In my youth I never signed up for choirs, took voice lessons, or tried out for musical theater productions. I don't even sing in the shower.
I do, however, enjoy singing. I just limit my vocal exercise to singing as part of the congregation in church and, of course, singing at home or in the car with my kids.
Or, at least, I used to.
Lately my girls have made it clear that I am NOT TO SING. NOT EVER.
For example, in the car we have a Disney Princess sing-along CD that has a song with words, followed by an instrumental version of the same song. The CD continues like this for 10 different songs.
This provides the perfect opportunity to . . . well, sing along, right?
Not for mom. Janae used to say, "MOM, STOP SINGING!!!!" But being the stellar parent I am, I have taught her to say, "Mom, could you just listen this time? I would like to sing this one alone." Janae now says this every time I open my mouth.
But what about when I am home alone with Alaina? Surely I could sing then.
Apparently not.
Yesterday I stayed home from church with Alaina because she had a fever and was throwing up. She was pale, sad, and limp, sitting on my knee. Then she mentioned a song that she really liked, a Christmas song called "The Friendly Beasts."
I will just have to back up a little to explain this one. Around Christmas time, Alaina became obsessed with a porcelain baby Jesus that was part of a nativity set. When we put the Christmas decorations away, she was looking all over for the baby Jesus, walking into rooms and saying, "Jesus?" with her little hands raised up in a questioning pose.

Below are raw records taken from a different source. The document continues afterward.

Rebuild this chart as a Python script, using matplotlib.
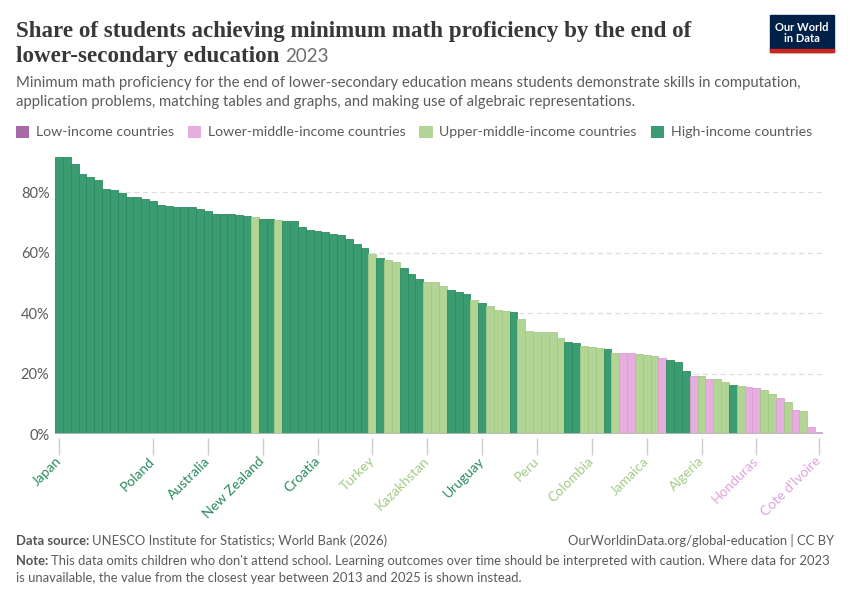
import matplotlib
matplotlib.use("Agg")
import matplotlib.pyplot as plt
from matplotlib.patches import Patch, Rectangle

# values (%), sorted descending
values = [91.8, 91.6, 89.4, 86.2, 85.1, 83.9, 81.0, 80.6, 79.7, 78.4,
          78.4, 77.9, 77.0, 75.7, 75.4, 75.2, 75.2, 75.1, 74.4, 73.7,
          72.8, 72.8, 72.7, 72.6, 72.2, 71.7, 71.3, 71.2, 70.7, 70.6,
          70.4, 68.5, 67.4, 67.1, 66.8, 66.1, 65.9, 64.6, 62.8, 61.4,
          59.5, 58.1, 57.6, 57.0, 55.0, 52.8, 51.4, 50.4, 50.4, 48.9,
          47.6, 46.9, 46.4, 44.3, 43.5, 42.4, 41.1, 40.6, 40.4, 38.0,
          34.2, 33.9, 33.8, 33.6, 31.8, 30.4, 30.0, 29.0, 28.7, 28.5,
          28.0, 26.9, 26.7, 26.7, 26.6, 26.2, 25.9, 25.1, 24.4, 23.7,
          20.8, 19.3, 19.1, 18.3, 18.2, 17.1, 16.1, 15.9, 15.7, 15.3,
          14.5, 13.1, 12.0, 10.7, 7.8, 7.5, 2.2, 0.8]

# income group per bar: H high, U upper-middle, L lower-middle
groups = list("HHHHHHHHHHHHHHHHHHHHHHHHH" "UHHU" "HHHHHHHHHHH"
              "UHUUHHHUUUHHHUHUUUHUUUUUUHHUUUHU" "LLUUULHHHLULUUHULLUULULULL")

# only the labelled countries are named
countries = [""] * len(values)
countries[0] = "Japan"
countries[12] = "Poland"
countries[19] = "Australia"
countries[26] = "New Zealand"
countries[33] = "Croatia"
countries[40] = "Turkey"
countries[47] = "Kazakhstan"
countries[54] = "Uruguay"
countries[61] = "Peru"
countries[68] = "Colombia"
countries[75] = "Jamaica"
countries[82] = "Algeria"
countries[89] = "Honduras"
countries[97] = "Cote d'Ivoire"

legend_names = ["Low-income countries", "Lower-middle-income countries",
                "Upper-middle-income countries", "High-income countries"]
bar_col = {"W": "#a96aa8", "L": "#e6aedf", "U": "#b2d596", "H": "#3a9c70"}
edge_col = {"W": "#98599a", "L": "#dc9fd6", "U": "#a6cb88", "H": "#2f8d62"}
lab_col = {"W": "#9a5a9a", "L": "#e0a2dc", "U": "#a3cc86", "H": "#2a8a5e"}

plt.rcParams["font.family"] = ["Lato", "DejaVu Sans"]

fig = plt.figure(figsize=(8.5, 6), dpi=100)
ax = fig.add_axes([55 / 850, 1 - 434 / 600, 768 / 850, 278 / 600])

# spine position first (it resets the ticks)
for s in ["top", "right", "left"]:
    ax.spines[s].set_visible(False)
ax.spines["bottom"].set_position(("outward", 3))
ax.spines["bottom"].set_visible(False)

xs = range(len(values))
ax.bar(xs, values, width=1.0,
       color=[bar_col[g] for g in groups],
       edgecolor=[edge_col[g] for g in groups], linewidth=0.6)

ax.set_xlim(-0.5, len(values) - 0.5)
ax.set_ylim(0, 92)
ax.set_yticks([0, 20, 40, 60, 80])
ax.set_yticklabels(["0%", "20%", "40%", "60%", "80%"])
ax.tick_params(axis="y", length=0, pad=4, labelsize=10.5, labelcolor="#5b5b5b")
for v in [20, 40, 60, 80]:
    ax.axhline(v, color="#dddddd", lw=0.9, ls=(0, (4, 3)), zorder=0)
ax.axhline(0, color="#bbbbbb", lw=2, zorder=3)

lab_idx = [i for i, c in enumerate(countries) if c]
ax.tick_params(axis="x", length=12, width=1, color="#cccccc", pad=3)
ax.set_xticks(lab_idx)
ax.set_xticklabels([countries[i] for i in lab_idx], fontsize=10)
for t, i in zip(ax.get_xticklabels(), lab_idx):
    t.set_color(lab_col[groups[i]])
    t.set_rotation(45)
    t.set_rotation_mode("anchor")
    t.set_ha("right")
    t.set_va("center")

# header
fig.text(16 / 850, 1 - 37 / 600, "Share of students achieving minimum math proficiency by the end of",
         family="Liberation Serif", weight="bold", fontsize=16.6, color="#383838")
t2 = fig.text(16 / 850, 1 - 62 / 600, "lower-secondary education",
              family="Liberation Serif", weight="bold", fontsize=16.6, color="#383838")
r = fig.canvas.get_renderer()
bb = t2.get_window_extent(r)
fig.text((bb.x1 + 6) / 850, 1 - 62 / 600, "2023", fontsize=13.5, color="#6e6e6e")

fig.text(16 / 850, 1 - 87 / 600,
         "Minimum math proficiency for the end of lower-secondary education means students demonstrate skills in computation,",
         fontsize=10.72, color="#5b5b5b")
fig.text(16 / 850, 1 - 106 / 600,
         "application problems, matching tables and graphs, and making use of algebraic representations.",
         fontsize=10.72, color="#5b5b5b")

handles = [Patch(facecolor=bar_col[g], edgecolor="none") for g in ["W", "L", "U", "H"]]
fig.legend(handles, legend_names, loc="center left", bbox_to_anchor=(3 / 850, 1 - 132 / 600),
           ncol=4, frameon=False, fontsize=10.2, handlelength=0.95, handleheight=0.95,
           handletextpad=0.45, columnspacing=1.0, labelcolor="#5b5b5b")

# logo
fig.patches.append(Rectangle((770 / 850, 1 - 52 / 600), 64 / 850, 37 / 600,
                             transform=fig.transFigure, color="#002147"))
fig.patches.append(Rectangle((770 / 850, 1 - 52 / 600), 64 / 850, 3 / 600,
                             transform=fig.transFigure, color="#ce261e"))
fig.text(802 / 850, 1 - 33 / 600, "Our World\nin Data", ha="center", va="center",
         fontsize=8, color="white", weight="bold", linespacing=0.95)

# footer
fs = 9.4
a = fig.text(16 / 850, 1 - 545 / 600, "Data source:", fontsize=fs, color="#555555", weight="bold")
ea = a.get_window_extent(r)
fig.text((ea.x1 + 3) / 850, 1 - 545 / 600, "UNESCO Institute for Statistics; World Bank (2026)",
         fontsize=fs, color="#5b5b5b")
fig.text(834 / 850, 1 - 545 / 600, "OurWorldinData.org/global-education | CC BY",
         fontsize=fs, color="#5b5b5b", ha="right")
n = fig.text(16 / 850, 1 - 565 / 600, "Note:", fontsize=fs, color="#555555", weight="bold")
en = n.get_window_extent(r)
fig.text((en.x1 + 3) / 850, 1 - 565 / 600,
         "This data omits children who don't attend school. Learning outcomes over time should be interpreted with caution. Where data for 2023",
         fontsize=fs, color="#5b5b5b")
fig.text(16 / 850, 1 - 582 / 600,
         "is unavailable, the value from the closest year between 2013 and 2025 is shown instead.",
         fontsize=fs, color="#5b5b5b")

fig.savefig("out.png", dpi=100)
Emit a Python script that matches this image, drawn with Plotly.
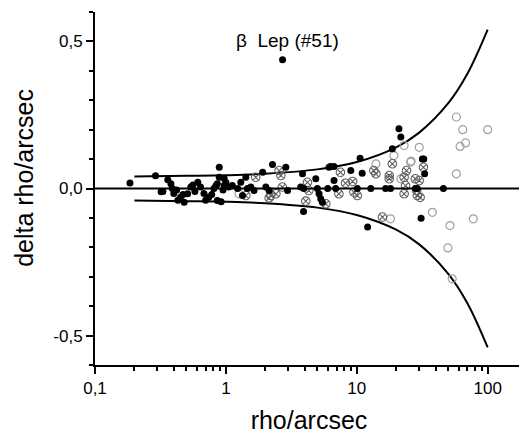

I remembered we had a little book about the nativity that we hadn't packed away--it had pictures of the baby Jesus in a manger, which seemed to satisfy Alaina. She carried the book around everywhere and had me read it all the time, until we somehow lost it.
The words of the book were from the old song "The Friendly Beasts," which I happened to know from a kids' CD we had once owned but had also mysteriously lost.
It goes like this:
Jesus our brother kind and good
Was humbly born in a stable rude,
And the friendly beasts around him stood
Jesus our brother kind and good.
It then tells a story from the point of view of each animal in the stable. For example:
"I," said the donkey shaggy and brown
"I carried his mother uphill and down;
I carried her safely to Bethlehem town."
"I," said the donkey shaggy and brown.
It has similar verses for a cow, sheep, rooster, dove, and even camel.
Anyway, I started singing this for Alaina yesterday, then thought, "I wonder if I could find that CD."
Since I was trapped at home with a sick baby and nothing else to do, I started looking. Unable to find it, though, I thought of Youtube.
I looked up "Friendly Beasts," and it was there, along with a little puppet show that made those old Teletubbies videos look like Oscar-level performances. It even added a cat with glowing eyes to the song and had the entire manger swaying back and forth!

Alaina wanted to watch the video--which she called "Jesus bro-der tind and dood"--over and over again.
When the rest of the family came home I had them watch it--and they, of course, wanted to see it over and over again, too.
Jason, though, thought it was a little creepy. He said that the elderly woman singing the song sounded as though she would "keel over and die at any moment," which was true (although not very nice).
Anyway, later in the evening, Alaina continued to ask for the song, crying "Jesus! Jesus!"
Since we'd already turned off the computer, I thought she might be satisfied by her mother singing the song--as I had done for her until that morning.
As I held Alaina in the rocking chair and started to sing, she shouted, "NO! NO SINGING!" Then she cried again for the song.
I was more than a little offended that she thought the woman on the Youtube video sounded better than I did.
I guess we know who's going to be doing the singing around our house from now on!